筆者や3D-GANの事務所スタッフのように、自分の3Dデータから“自分フィギュア”を作るのはどうも苦手という人がいる一方で、近ごろでは、何かの記念にということで、記念写真……というかプリクラ感覚で、自分や家族のフィギュアを作りたいという人も少なくないようです。きっかけはどうであれ、こうした新しいサービスの登場を機に、3Dデータに接する人がもっと増えるのであればよいですね。また撮られるのが苦手な人にとっても、一瞬で撮影が終了してしまうのはよいかもしれません。ちなみに、現在、東京リスマチックさんでは3Dデータの販売はしていませんが、「今後、検討していきたい」とのことです。
また、兼松さんは、瞬撮サービスをフィギュア作成だけにとどまらせない“ある野望”があるそうですが、その内容は現時点では秘密。もっとも、東京リスマチックさんは、2次元の印刷の世界で、ユーザーの変化に対応して多種多様なサービスを展開してきた実績があります。ビジネスの展開という側面で、兼松さんは「東京リスマチックには過去の経験から活用できるものが多数ある」と言います。

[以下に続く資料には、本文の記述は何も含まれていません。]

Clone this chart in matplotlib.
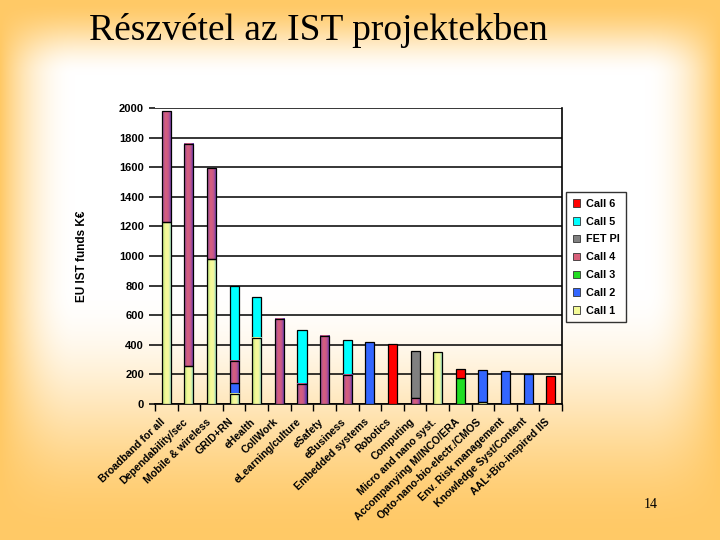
import numpy as np
import matplotlib
matplotlib.use('Agg')
import matplotlib.pyplot as plt
from matplotlib.colors import LinearSegmentedColormap, to_rgb
from matplotlib.patches import Patch
from matplotlib.transforms import ScaledTranslation

##### data #####
categories = ['Broadband for all', 'Dependability/sec', 'Mobile & wireless', 'GRID+RN',
              'eHealth', 'CollWork', 'eLearning/culture', 'eSafety', 'eBusiness',
              'Embedded systems', 'Robotics', 'Computing', 'Micro and nano syst.',
              'Accompanying M/INCO/ERA', 'Opto-nano-bio-electr./CMOS',
              'Env. Risk management', 'Knowledge Syst/Content', 'AAL+Bio-inspired IIS']

call1 = [1231, 255, 983, 68, 447, 0, 0, 0, 0, 0, 0, 0, 351, 0, 12, 0, 0, 0]
call2 = [0, 0, 0, 74, 0, 0, 0, 0, 0, 419, 0, 0, 0, 0, 217, 223, 203, 0]
call3 = [0, 0, 0, 0, 0, 0, 0, 0, 0, 0, 0, 0, 0, 175, 0, 0, 0, 0]
call4 = [746, 1501, 614, 149, 0, 576, 136, 461, 197, 0, 0, 40, 0, 0, 0, 0, 0, 0]
fetpi = [0, 0, 0, 0, 0, 0, 0, 0, 0, 0, 0, 318, 0, 0, 0, 0, 0, 0]
call5 = [0, 0, 0, 506, 278, 0, 366, 0, 237, 0, 0, 0, 0, 0, 0, 0, 0, 0]
call6 = [0, 0, 0, 0, 0, 0, 0, 0, 0, 0, 405, 0, 0, 61, 0, 0, 0, 189]

series = [('Call 1', call1, '#FFFF99'),
          ('Call 2', call2, '#3366FF'),
          ('Call 3', call3, '#22DD22'),
          ('Call 4', call4, '#B0507A'),
          ('FET PI', fetpi, '#808080'),
          ('Call 5', call5, '#00FFFF'),
          ('Call 6', call6, '#FF0000')]

# horizontal shading inside the bars
shades = {'Call 1': ['#A8D878', '#F4FA96', '#F8F8A0', '#70D4C8'],
          'Call 4': ['#8848A8', '#D8607A', '#C8588A', '#4A34B8']}

##### figure + slide background #####
fig = plt.figure(figsize=(7.2, 5.4), dpi=100)

bg = fig.add_axes([0, 0, 1, 1], zorder=-5)
xx, yy = np.meshgrid(np.arange(720), np.arange(540))
fx = np.clip(np.minimum(xx, 719 - xx) / 75.0, 0, 1)
fy = np.clip(np.minimum(yy / 75.0, (539 - yy) / 250.0), 0, 1)
fx = fx * (2 - fx)
fy = fy * fy * (3 - 2 * fy)
t = (fx * fy)[..., None]
orange = np.array(to_rgb('#FFC966'))
white = np.array([1.0, 1.0, 1.0])
bg.imshow(orange * (1 - t) + white * t, aspect='auto')
bg.axis('off')

ax = fig.add_axes([0.2153, 0.2519, 0.5653, 0.548])
ax.set_facecolor('none')

x = np.arange(len(categories))
bottom = np.zeros(len(categories))
width = 0.4
for name, vals, col in series:
    v = np.array(vals, dtype=float)
    h = np.where(v > 0, v, np.nan)
    bars = ax.bar(x, h, width, bottom=bottom, color=col, edgecolor='black',
                  linewidth=0.9, zorder=3)
    if name in shades:
        cmap = LinearSegmentedColormap.from_list(name, shades[name])
        grad = np.linspace(0, 1, 64)[None, :]
        for p in bars.patches:
            if not np.isfinite(p.get_height()):
                continue
            x0, y0 = p.get_x(), p.get_y()
            ax.imshow(grad, cmap=cmap, extent=[x0, x0 + p.get_width(), y0, y0 + p.get_height()],
                      aspect='auto', zorder=3.2, interpolation='bicubic')
            p.set_facecolor('none')
            p.set_zorder(3.5)
    bottom += v

ax.set_xlim(-0.5, len(categories) - 0.5)
ax.set_ylim(0, 2000)

##### axes styling #####
font = 'Liberation Sans'
ax.set_yticks(np.arange(0, 2001, 200))
ax.set_yticklabels([str(v) for v in range(0, 2001, 200)], fontsize=8,
                   fontweight='bold', family=font)
ax.yaxis.grid(True, color='black', linewidth=1.1, zorder=1)
ax.set_axisbelow(True)
ax.tick_params(axis='y', length=4, width=1.1, pad=4)

ax.set_xticks(x)
ax.set_xticklabels(categories, rotation=44, ha='right', va='top', rotation_mode='anchor',
                   fontsize=7.6, fontweight='bold', family=font)
ax.tick_params(axis='x', which='major', length=0, pad=9)
shift = ScaledTranslation(-6 / 100, 0, fig.dpi_scale_trans)
for lab in ax.get_xticklabels():
    lab.set_transform(lab.get_transform() + shift)
ax.set_xticks(np.arange(-0.5, len(categories), 1), minor=True)
ax.tick_params(axis='x', which='minor', length=5, width=1)

for s in ['top', 'left']:
    ax.spines[s].set_visible(False)
ax.spines['right'].set_linewidth(1.2)
ax.spines['bottom'].set_linewidth(1.2)

ax.set_ylabel('EU IST funds K€', fontsize=8.5, fontweight='bold', family=font, labelpad=22)

##### legend #####
handles = [Patch(facecolor=c if n not in shades else shades[n][1], edgecolor='#333333',
                 linewidth=0.6, label=n) for n, _, c in series][::-1]
leg = ax.legend(handles=handles, loc='upper left', bbox_to_anchor=(1.01, 0.715),
                prop={'family': font, 'weight': 'bold', 'size': 7.8},
                frameon=True, fancybox=False, edgecolor='black',
                handlelength=0.7, handleheight=0.7, handletextpad=0.5,
                labelspacing=0.72, borderpad=0.6, borderaxespad=0)
leg.get_frame().set_facecolor('none')
leg.get_frame().set_linewidth(1.0)

##### slide texts #####
fig.text(0.442, 1 - 31 / 540, 'Részvétel az IST projektekben', family='Liberation Serif',
         fontsize=27, ha='center', va='center')
fig.text(651 / 720, 1 - 505 / 540, '14', family='Liberation Serif', fontsize=10,
         ha='center', va='center')

fig.savefig('out.png', dpi=100)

さらに、サービス品質についても兼松さんは自信をうかがわせます。「例えば、当社の3Dプリンタの出力サービスは、決して安いわけではありませんが『クオリティーなら東京リスマチックだよね』というありがたいコメントをSNSなどに投稿していただいております。依頼を受けたものは、単に出力をするだけでなく、寸法がきちんと出ているか、はめ合いは大丈夫かなど、製品としての品質も出力とともにしっかりと確認するようにしています」。

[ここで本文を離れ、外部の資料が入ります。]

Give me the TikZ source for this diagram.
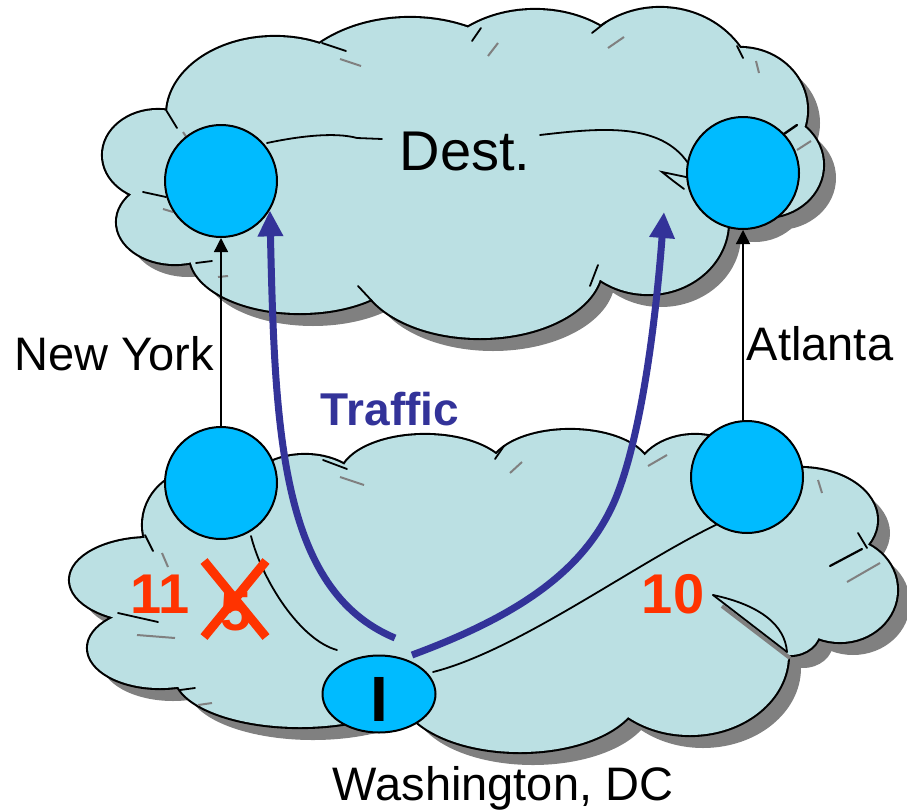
\documentclass[tikz,border=0pt]{standalone}
\usepackage{fontspec}
\setmainfont{Liberation Sans}
\usetikzlibrary{arrows.meta,shapes.geometric}

\definecolor{cloudfill}{RGB}{187,224,227}
\definecolor{nodefill}{RGB}{0,187,255}
\definecolor{shadowgray}{RGB}{128,128,128}
\definecolor{trafficblue}{RGB}{51,51,153}
\definecolor{costred}{RGB}{255,51,0}

% lobes of the upper (destination) cloud
\newcommand\upperlobes{
  (158,155) ellipse [x radius=55, y radius=45]
  (275,115) ellipse [x radius=108, y radius=78]
  (410,110) ellipse [x radius=130, y radius=92]
  (535,95) ellipse [x radius=110, y radius=85]
  (660,95) ellipse [x radius=95, y radius=87]
  (740,110) ellipse [x radius=67, y radius=62]
  (765,165) ellipse [x radius=58, y radius=52]
  (648,222) ellipse [x radius=80, y radius=72]
  (480,266) ellipse [x radius=122, y radius=72]
  (300,255) ellipse [x radius=110, y radius=58]
  (175,222) ellipse [x radius=58, y radius=42]
  (470,170) ellipse [x radius=280, y radius=110]
}
% lobes of the lower (source) cloud
\newcommand\lowerlobes{
  (200,525) ellipse [x radius=57, y radius=55]
  (150,580) ellipse [x radius=80, y radius=42]
  (160,648) ellipse [x radius=72, y radius=40]
  (300,675) ellipse [x radius=125, y radius=52]
  (520,690) ellipse [x radius=120, y radius=62]
  (690,655) ellipse [x radius=98, y radius=80]
  (790,630) ellipse [x radius=30, y radius=25]
  (840,590) ellipse [x radius=57, y radius=52]
  (800,520) ellipse [x radius=77, y radius=52]
  (695,480) ellipse [x radius=60, y radius=45]
  (570,470) ellipse [x radius=80, y radius=40]
  (425,478) ellipse [x radius=85, y radius=43]
  (305,495) ellipse [x radius=60, y radius=40]
  (480,590) ellipse [x radius=330, y radius=120]
}

\begin{document}
\begin{tikzpicture}[x=1pt,y=-1pt,
  cloudline/.style={line width=4.2pt},
  crease/.style={line width=1.8pt, line cap=round},
  greymark/.style={draw=shadowgray, line width=2pt},
  site/.style={circle, draw=black, line width=2pt, fill=nodefill,
    minimum size=112pt, inner sep=0pt},
  thinarrow/.style={line width=1.3pt, -{Triangle[length=14pt,width=14pt]}},
  traffic/.style={trafficblue, line width=7pt,
    -{Triangle[length=26pt,width=24pt]}},
  lbl/.style={font=\fontsize{47}{47}\selectfont, anchor=base, inner sep=0pt},
  cost/.style={font=\bfseries\fontsize{56}{56}\selectfont, text=costred,
    anchor=base, inner sep=0pt},
]
\useasboundingbox (0,0) rectangle (907,811);

% ---- upper cloud: shadow, outline, body
\fill[shadowgray, shift={(13,13)}] \upperlobes (742,173) circle [radius=56];
\draw[cloudline] \upperlobes;
\fill[cloudfill] \upperlobes;

% ---- lower cloud: shadow, outline, body
\fill[shadowgray, shift={(13,13)}] \lowerlobes;
\draw[cloudline] \lowerlobes;
\fill[cloudfill] \lowerlobes;

% creases of the upper cloud
\draw[crease] (166,110) -- (177,128);
\draw[crease] (322,43) -- (346,51);
\draw[crease] (481,28) -- (472,41);
\draw[crease] (606,22) -- (592,33);
\draw[crease] (737,46) -- (743,58);
\draw[crease, line width=2.4pt] (797,125) -- (781,136);
\draw[crease] (143,192) -- (166,197);
\draw[crease] (196,263) -- (212,261);
\draw[crease] (372,301) -- (358,286);
\draw[crease] (590,286) -- (598,265);
\draw[crease] (267,143) .. controls (300,136) and (335,132) .. (357,138) -- (382,139);
\draw[crease] (540,135) .. controls (600,128) and (660,122) .. (688,163);
\draw[crease] (686,177) -- (662,172) .. controls (672,180) .. (684,189);
% grey marks of the upper cloud
\draw[greymark] (340,59) -- (361,66);
\draw[greymark] (488,56) -- (498,43);
\draw[greymark] (608,48) -- (624,37);
\draw[greymark] (756,61) -- (759,73);
\draw[greymark] (797,150) -- (811,141);
\draw[greymark] (183,132) -- (187,138);
\draw[greymark] (163,209) -- (173,212);
\draw[greymark] (218,277) -- (228,276);

% creases of the lower cloud
\draw[crease] (323,460) -- (347,469);
\draw[crease] (145,535) -- (153,551);
\draw[crease] (118,613) -- (158,622);
\draw[crease] (180,690) -- (195,688);
\draw[crease] (495,459) -- (504,446);
\draw[crease] (858,533) -- (867,548);
\draw[crease, line width=2.2pt] (862,549) -- (830,566);
\draw[shadowgray, line width=4pt] (722,606) -- (790,658);
\fill[cloudfill] (713,595) .. controls (760,605) and (785,625) .. (787,652) -- cycle;
\draw[crease] (713,595) .. controls (760,605) and (785,625) .. (787,652);
\draw[crease] (713,595) -- (787,652);
\draw[crease] (251,536) .. controls (262,580) and (300,640) .. (337,650);
\draw[crease] (433,672) .. controls (520,650) and (640,560) .. (722,522);
% grey marks of the lower cloud
\draw[greymark] (162,553) -- (168,567);
\draw[greymark] (340,477) -- (364,485);
\draw[greymark] (137,635) -- (175,638);
\draw[greymark] (198,705) -- (212,703);
\draw[greymark] (510,473) -- (522,462);
\draw[greymark] (648,466) -- (667,455);
\draw[greymark] (818,480) -- (822,493);
\draw[greymark] (847,582) -- (880,563);

% routers
\node[site] (nyt) at (221,181) {};
\node[site] (att) at (743,173) {};
\node[site] (nyb) at (221,483) {};
\node[site] (atb) at (747,477) {};
\node[ellipse, draw=black, line width=2pt, fill=nodefill,
  minimum width=113pt, minimum height=77pt, inner sep=0pt] (wdc) at (379,694) {};
\node[font=\bfseries\fontsize{64}{64}\selectfont, anchor=base, inner sep=0pt]
  (ingress) at (379,721) {I};

% inter-domain links
\draw[thinarrow] (nyb) -- (nyt);
\draw[thinarrow] (atb.north -| att.south) -- (att.south);

% traffic
\coordinate (lstart) at (395,638);
\coordinate (rstart) at (412,655);
\coordinate (rtip) at (664,212);
\draw[traffic] (lstart) .. controls (280,590) and (275,430) .. (nyt.-31);
\draw[traffic] (rstart) .. controls (520,615) and (585,570) .. (615,500)
  .. controls (640,440) and (655,330) .. (rtip);

% labels
\node[lbl, font=\fontsize{56}{56}\selectfont] (dest) at (465,170) {Dest.};
\node[lbl] (nylbl) at (114,370) {New York};
\node[lbl] (atlbl) at (820,360) {Atlanta};
\node[lbl] (dclbl) at (503,800) {Washington, DC};
\node[lbl, font=\bfseries\fontsize{46}{46}\selectfont, text=trafficblue]
  (trafficlbl) at (390,425) {Traffic};
\node[cost] (c11) at (160,613) {11};
\node[cost] (c10) at (673,613) {10};
\node[cost] (c5) at (236,630) {5};
\draw[costred, line width=9pt] (204,561) -- (266,637);
\draw[costred, line width=9pt] (266,561) -- (204,637);
\end{tikzpicture}
\end{document}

なるほど、確かに、筆者も最近いくつかの案件で出力をお願いしていますが、期待以上の仕上がりになっていると感じています。こうした丁寧な仕事ぶりにより、確実に利用者の心をつかんでいるようです。
――体験取材からしばらくして。
東京リスマチックさんから「完成しましたよ」との連絡が入りました。送ってもらうのも待ち切れず、すぐに取りに行きました。
で、出来上がったのがこれ。
これを家族に見せたところ、「これでもう言い逃れができないでしょう! ダイエット、ダイエット」との反応。はい、確かに……。
きちんと仕上げていただくことと、被写体の良しあしはまた別の話ですね。ということで、今回はこれにて失礼します。ではでは!